从hadoop的官网(http://www.apache.org/dyn/closer.cgi/hadoop/common)选择合适的版本,在此我选择了较新版本2.7.5(为了配合Spark版本)

5.3 解压

su - haddop
tar -xzvf hadoop-2.7.5.tar.gz
mv hadoop-2.7.5 /usr/local/hadoop/

5.4 更改环境变量,/etc/profile文件中添加Hadoop的环境变量,如下:

#Hadoop环境变量
export HADOOP_HOME=/usr/local/hadoop/hadoop-2.7.5
export PATH=$JAVA_HOME/bin:$HADOOP_HOME/bin:$HADOOP_HOME/sbin:$PATH

改完后执行source /etc/profile命令立即生效。

5.5 修改配置文件(在hadoop-2.7.5/etc/hadoop下面)

(1)配置core-site.xml

<configuration>
   <property>
        <name>hadoop.tmp.dir</name>
        <value>/var/local/hadoop/tmp</value>
        <description>Abase for other temporary directories.</description>
   </property>
   <property>
        <name>fs.defaultFS</name>
        <value>hdfs://spark:9000</value>
   </property>
   <property>
        <name>io.file.buffer.size</name>
        <value>131072</value>
  </property>
</configuration>

(2)配置 hdfs-site.xml

<configuration>
<property>
  <name>dfs.http.address</name>
  <value>spark:50070</value>
  <description>The address and the base port where the dfs namenode web ui will listen on.If the port is 0 then the server will start on a free port.
  </description>
</property>
<property>
  <name>dfs.namenode.secondary.http-address</name>
  <value>sparkslave:50090</value>                                 
 </property>
  <property>
   <name>dfs.namenode.name.dir</name>
   <value>/var/local/hadoop/dfs/name</value>
 </property>

 <property>
  <name>dfs.datanode.data.dir</name>
  <value>/var/local/hadoop/dfs/data</value>
  </property>

 <property>
  <name>dfs.replication</name>
  <value>2</value>
 </property>

 <property>
  <name>dfs.webhdfs.enabled</name>
  <value>true</value>
 </property>
</configuration>

注意: 按官方教程只需要配置 fs.defaultFS 和 dfs.replication 就可以运行,但是如果没有配置 hadoop.tmp.dir 参数,则默认使用的临时目录为 /tmp/hadoo-hadoop,而这个目录在重启时可能被系统清理掉,导致必须重新执行 format 。
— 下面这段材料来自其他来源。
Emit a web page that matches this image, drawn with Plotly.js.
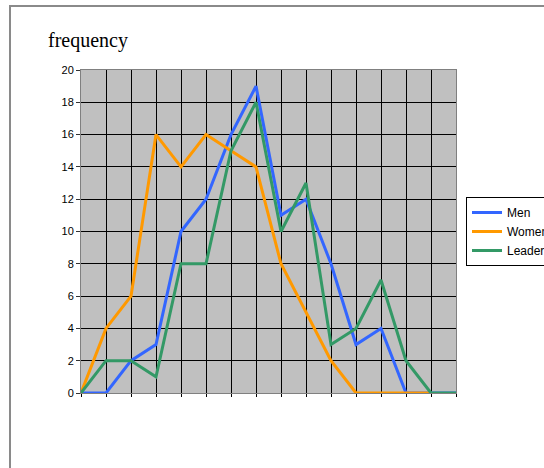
<!DOCTYPE html>
<html>
<head>
<meta charset="utf-8">
<script src="https://cdn.plot.ly/plotly-3.0.1.min.js"></script>
<style>
  html, body { margin: 0; padding: 0; background: #fff; }
  #wrap { position: relative; width: 544px; height: 468px; overflow: hidden; }
  #chart { position: absolute; left: 0; top: 0; width: 544px; height: 468px; }
  #frame { position: absolute; left: 9px; top: 5px; width: 600px; height: 600px;
           border-left: 2px solid #8a8a8a; border-top: 2px solid #8a8a8a; pointer-events: none; }
</style>
</head>
<body>
<div id="wrap">
  <div id="chart"></div>
  <div id="frame"></div>
</div>
<script>
// categories (unlabeled positions along the x axis)
const categories = [0, 1, 2, 3, 4, 5, 6, 7, 8, 9, 10, 11, 12, 13, 14, 15];
const seriesNames = ["Men", "Women", "Leaders"];
const men     = [0, 0, 2, 3, 10, 12, 16, 19, 11, 12, 8, 3, 4, 0, 0, 0];
const women   = [0, 4, 6, 16, 14, 16, 15, 14, 8, 5, 2, 0, 0, 0, 0];
const leaders = [0, 2, 2, 1, 8, 8, 15, 18, 10, 13, 3, 4, 7, 2, 0, 0];
const yTicks  = [0, 2, 4, 6, 8, 10, 12, 14, 16, 18, 20];
const titleText = "frequency";

const colors = ["#3366FF", "#FF9900", "#339966"];
const values = [men, women, leaders];

const traces = values.map((v, i) => ({
  type: "scatter",
  mode: "lines",
  name: seriesNames[i],
  x: categories.slice(0, v.length),
  y: v,
  line: { color: colors[i], width: 3 },
  hoverinfo: "skip"
}));

const layout = {
  width: 544,
  height: 468,
  margin: { l: 81, r: 88, t: 70, b: 75, autoexpand: false },
  paper_bgcolor: "#ffffff",
  plot_bgcolor: "#C0C0C0",
  title: {
    text: titleText,
    font: { family: "Liberation Serif, Times New Roman, serif", size: 20, color: "#000" },
    x: 48 / 544, xanchor: "left", xref: "container",
    y: 1 - 33 / 468, yanchor: "top", yref: "container"
  },
  xaxis: {
    range: [0, 15],
    tickvals: categories,
    showticklabels: false,
    ticks: "outside", ticklen: 3, tickcolor: "#000", tickwidth: 1,
    showgrid: true, gridcolor: "#000000", gridwidth: 1,
    zeroline: false,
    showline: true, linecolor: "#808080", linewidth: 1, mirror: true,
    fixedrange: true
  },
  yaxis: {
    range: [0, 20],
    tickvals: yTicks,
    ticktext: yTicks.map(String),
    ticks: "outside", ticklen: 4, tickcolor: "#333", tickwidth: 1,
    tickfont: { family: "Liberation Sans, Arial, sans-serif", size: 11, color: "#000" },
    showgrid: true, gridcolor: "#000000", gridwidth: 1,
    zeroline: false,
    showline: true, linecolor: "#808080", linewidth: 1, mirror: true,
    fixedrange: true
  },
  showlegend: true,
  legend: {
    x: (466 - 81) / 375, xanchor: "left",
    y: (393 - 197) / 323, yanchor: "top",
    bgcolor: "#ffffff",
    bordercolor: "#000000", borderwidth: 1,
    font: { family: "Liberation Sans, Arial, sans-serif", size: 12, color: "#000" },
    tracegroupgap: 0
  }
};

Plotly.newPlot("chart", traces, layout, { staticPlot: true, displayModeBar: false });
</script>
</body>
</html>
同时也指定 dfs.namenode.name.dir 和 dfs.datanode.data.dir,否则在接下来的步骤中可能会出错。

(3)配置yarn-site.xml

<configuration>
<!-- Site specific YARN configuration properties -->
<property>  
    <name>yarn.resourcemanager.hostname</name>  
    <value>spark</value>  
</property>  

<property>  
    <name>yarn.nodemanager.aux-services</name>  
    <value>mapreduce_shuffle</value>  
</property>  
<property>  
    <name>yarn.resourcemanager.address</name>  
    <value>spark:8032</value>  
</property>  
<property>  
    <name>yarn.resourcemanager.scheduler.address</name>  
    <value>spark:8030</value>  
</property>  
<property>  
    <name>yarn.resourcemanager.resource-tracker.address</name>  
    <value>spark:8031</value>  
</property>  
<property>  
    <name>yarn.resourcemanager.admin.address</name>  
    <value>spark:8033</value>  
</property>  
<property>  
    <name>yarn.resourcemanager.webapp.address</name>  
    <value>spark:8088</value>  
</property> 

</configuration>

(4)配置mapred-site.xml
复制mapred-site.xml.template并重命名为mapred-site.xml,将文件修改为

<configuration>
<property>
   <name>mapreduce.framework.name</name>
   <value>yarn</value>
   <final>true</final> 
 </property>
 <property>
   <name>mapreduce.jobtracker.http.address</name>
   <value>spark:50030</value>
 </property>
 <property>
  <name>mapreduce.jobhistory.address</name>
  <value>spark:10020</value>
 </property>
 <property>
  <name>mapreduce.jobhistory.webapp.address</name>
  <value>spark:19888</value>
 </property>
 <property>
  <name>mapred.job.tracker</name>
  <value>http://spark:9001</value>
 </property>
</configuration>

(5)slaves

[hadoop@sparkslave hadoop]$ cat slaves
spark
sparkslave

(6)配置hadoop-env.sh,修改:

export JAVA_HOME=/usr/local/java/jdk1.8.0_162     #这里要使用绝对路径

(7) 配置Slave
将Master上的hadoop-2.7.5整个目录拷贝到其他Slave节点下面
注意修改目录权限

su - root
mkdir -p /usr/local/hadoop
mkdir -p /var/local/hadoop
chmod -R 777 /usr/local/hadoop   #设置权限
chmod -R 777 /var/local/hadoop   #设置权限
chown -R hadoop:root /usr/local/hadoop #设置所属
chown -R hadoop:root /var/local/hadoop #设置所属
su - hadoop
mkdir -p /var/local/hadoop/tmp
mkdir -p /var/local/hadoop/dfs/name
mkdir -p /var/local/hadoop/dfs/data

仿造3.4. 修改profile.
Copy hadoop:
scp -r /usr/local/hadoop/hadoop-2.7.5 hadoop@sparkslave:/usr/local/hadoop/

(8)执行namenode 的 format操作

hdfs namenode -format

出现Exitting with status 0 表示成功,若为 Exitting with status 1 则是出错。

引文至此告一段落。